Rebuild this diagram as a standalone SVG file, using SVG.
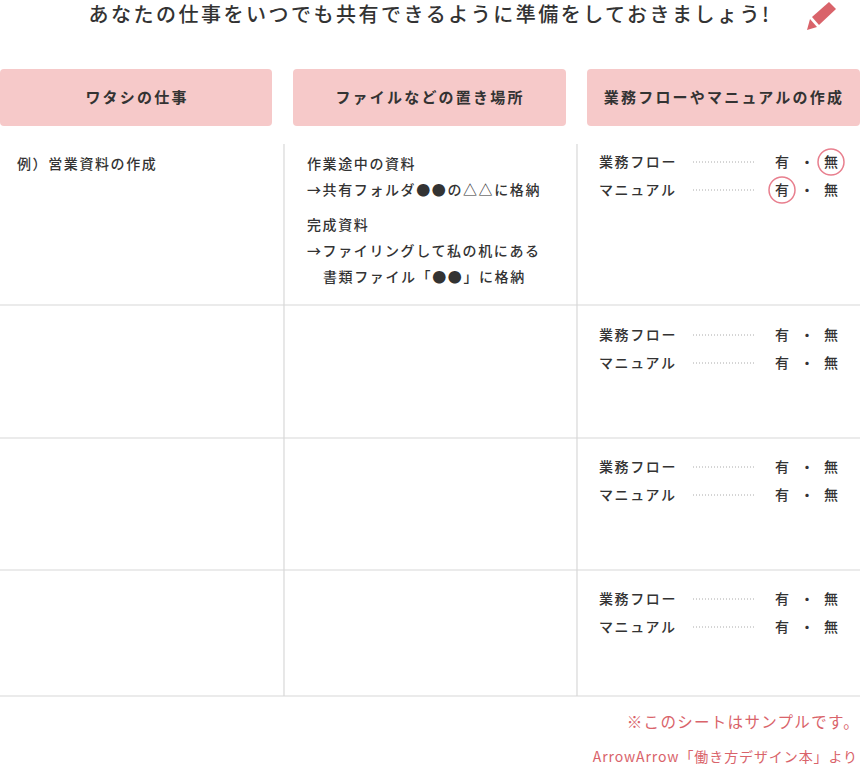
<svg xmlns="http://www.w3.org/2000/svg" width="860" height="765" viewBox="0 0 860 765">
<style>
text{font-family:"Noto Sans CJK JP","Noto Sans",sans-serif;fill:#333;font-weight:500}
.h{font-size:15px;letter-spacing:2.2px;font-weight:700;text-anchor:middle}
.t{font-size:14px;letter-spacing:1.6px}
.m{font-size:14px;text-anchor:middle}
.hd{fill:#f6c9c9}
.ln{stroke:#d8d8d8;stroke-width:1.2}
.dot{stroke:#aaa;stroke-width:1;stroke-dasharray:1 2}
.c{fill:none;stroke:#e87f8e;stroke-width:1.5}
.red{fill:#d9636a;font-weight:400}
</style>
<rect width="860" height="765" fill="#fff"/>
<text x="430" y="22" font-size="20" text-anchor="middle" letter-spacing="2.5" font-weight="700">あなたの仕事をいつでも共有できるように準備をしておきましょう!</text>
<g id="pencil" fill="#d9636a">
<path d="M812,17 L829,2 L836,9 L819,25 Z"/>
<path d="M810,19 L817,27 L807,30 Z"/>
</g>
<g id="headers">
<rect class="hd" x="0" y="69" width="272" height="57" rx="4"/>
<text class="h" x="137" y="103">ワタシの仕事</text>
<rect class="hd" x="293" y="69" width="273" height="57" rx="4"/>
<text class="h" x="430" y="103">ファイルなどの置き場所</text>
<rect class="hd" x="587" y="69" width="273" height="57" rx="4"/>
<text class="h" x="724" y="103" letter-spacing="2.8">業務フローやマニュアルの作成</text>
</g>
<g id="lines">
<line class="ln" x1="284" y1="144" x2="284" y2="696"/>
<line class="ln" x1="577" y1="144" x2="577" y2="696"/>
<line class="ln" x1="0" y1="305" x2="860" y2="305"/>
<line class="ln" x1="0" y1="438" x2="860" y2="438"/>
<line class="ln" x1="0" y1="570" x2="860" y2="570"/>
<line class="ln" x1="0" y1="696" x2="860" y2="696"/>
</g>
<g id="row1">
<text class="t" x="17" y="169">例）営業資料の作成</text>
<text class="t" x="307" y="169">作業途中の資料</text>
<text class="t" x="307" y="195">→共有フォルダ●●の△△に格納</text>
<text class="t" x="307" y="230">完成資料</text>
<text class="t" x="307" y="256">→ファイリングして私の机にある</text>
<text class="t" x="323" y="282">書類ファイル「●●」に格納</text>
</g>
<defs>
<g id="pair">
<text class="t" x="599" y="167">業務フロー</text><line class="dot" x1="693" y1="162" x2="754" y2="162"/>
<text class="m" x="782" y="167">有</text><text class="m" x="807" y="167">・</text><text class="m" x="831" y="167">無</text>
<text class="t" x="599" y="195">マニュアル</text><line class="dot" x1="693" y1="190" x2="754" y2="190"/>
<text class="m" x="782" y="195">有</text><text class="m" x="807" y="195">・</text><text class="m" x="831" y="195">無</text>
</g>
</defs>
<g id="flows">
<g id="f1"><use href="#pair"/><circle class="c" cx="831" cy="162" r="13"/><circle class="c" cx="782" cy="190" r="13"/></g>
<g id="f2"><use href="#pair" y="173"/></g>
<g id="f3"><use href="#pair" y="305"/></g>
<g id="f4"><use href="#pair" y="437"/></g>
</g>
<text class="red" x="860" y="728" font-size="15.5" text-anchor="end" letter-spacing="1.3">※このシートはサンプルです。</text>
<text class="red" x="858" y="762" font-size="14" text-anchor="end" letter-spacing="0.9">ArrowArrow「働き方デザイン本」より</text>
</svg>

◆ **Short task**: From the material above, reproduce everything verbatim except the pictures.

◆ **Answer to this problem**:
Rebuild this diagram as a standalone SVG file, using SVG.
<svg xmlns="http://www.w3.org/2000/svg" width="860" height="765" viewBox="0 0 860 765">
<style>
text{font-family:"Noto Sans CJK JP","Noto Sans",sans-serif;fill:#333;font-weight:500}
.h{font-size:15px;letter-spacing:2.2px;font-weight:700;text-anchor:middle}
.t{font-size:14px;letter-spacing:1.6px}
.m{font-size:14px;text-anchor:middle}
.hd{fill:#f6c9c9}
.ln{stroke:#d8d8d8;stroke-width:1.2}
.dot{stroke:#aaa;stroke-width:1;stroke-dasharray:1 2}
.c{fill:none;stroke:#e87f8e;stroke-width:1.5}
.red{fill:#d9636a;font-weight:400}
</style>
<rect width="860" height="765" fill="#fff"/>
<text x="430" y="22" font-size="20" text-anchor="middle" letter-spacing="2.5" font-weight="700">あなたの仕事をいつでも共有できるように準備をしておきましょう!</text>
<g id="pencil" fill="#d9636a">
<path d="M812,17 L829,2 L836,9 L819,25 Z"/>
<path d="M810,19 L817,27 L807,30 Z"/>
</g>
<g id="headers">
<rect class="hd" x="0" y="69" width="272" height="57" rx="4"/>
<text class="h" x="137" y="103">ワタシの仕事</text>
<rect class="hd" x="293" y="69" width="273" height="57" rx="4"/>
<text class="h" x="430" y="103">ファイルなどの置き場所</text>
<rect class="hd" x="587" y="69" width="273" height="57" rx="4"/>
<text class="h" x="724" y="103" letter-spacing="2.8">業務フローやマニュアルの作成</text>
</g>
<g id="lines">
<line class="ln" x1="284" y1="144" x2="284" y2="696"/>
<line class="ln" x1="577" y1="144" x2="577" y2="696"/>
<line class="ln" x1="0" y1="305" x2="860" y2="305"/>
<line class="ln" x1="0" y1="438" x2="860" y2="438"/>
<line class="ln" x1="0" y1="570" x2="860" y2="570"/>
<line class="ln" x1="0" y1="696" x2="860" y2="696"/>
</g>
<g id="row1">
<text class="t" x="17" y="169">例）営業資料の作成</text>
<text class="t" x="307" y="169">作業途中の資料</text>
<text class="t" x="307" y="195">→共有フォルダ●●の△△に格納</text>
<text class="t" x="307" y="230">完成資料</text>
<text class="t" x="307" y="256">→ファイリングして私の机にある</text>
<text class="t" x="323" y="282">書類ファイル「●●」に格納</text>
</g>
<defs>
<g id="pair">
<text class="t" x="599" y="167">業務フロー</text><line class="dot" x1="693" y1="162" x2="754" y2="162"/>
<text class="m" x="782" y="167">有</text><text class="m" x="807" y="167">・</text><text class="m" x="831" y="167">無</text>
<text class="t" x="599" y="195">マニュアル</text><line class="dot" x1="693" y1="190" x2="754" y2="190"/>
<text class="m" x="782" y="195">有</text><text class="m" x="807" y="195">・</text><text class="m" x="831" y="195">無</text>
</g>
</defs>
<g id="flows">
<g id="f1"><use href="#pair"/><circle class="c" cx="831" cy="162" r="13"/><circle class="c" cx="782" cy="190" r="13"/></g>
<g id="f2"><use href="#pair" y="173"/></g>
<g id="f3"><use href="#pair" y="305"/></g>
<g id="f4"><use href="#pair" y="437"/></g>
</g>
<text class="red" x="860" y="728" font-size="15.5" text-anchor="end" letter-spacing="1.3">※このシートはサンプルです。</text>
<text class="red" x="858" y="762" font-size="14" text-anchor="end" letter-spacing="0.9">ArrowArrow「働き方デザイン本」より</text>
</svg>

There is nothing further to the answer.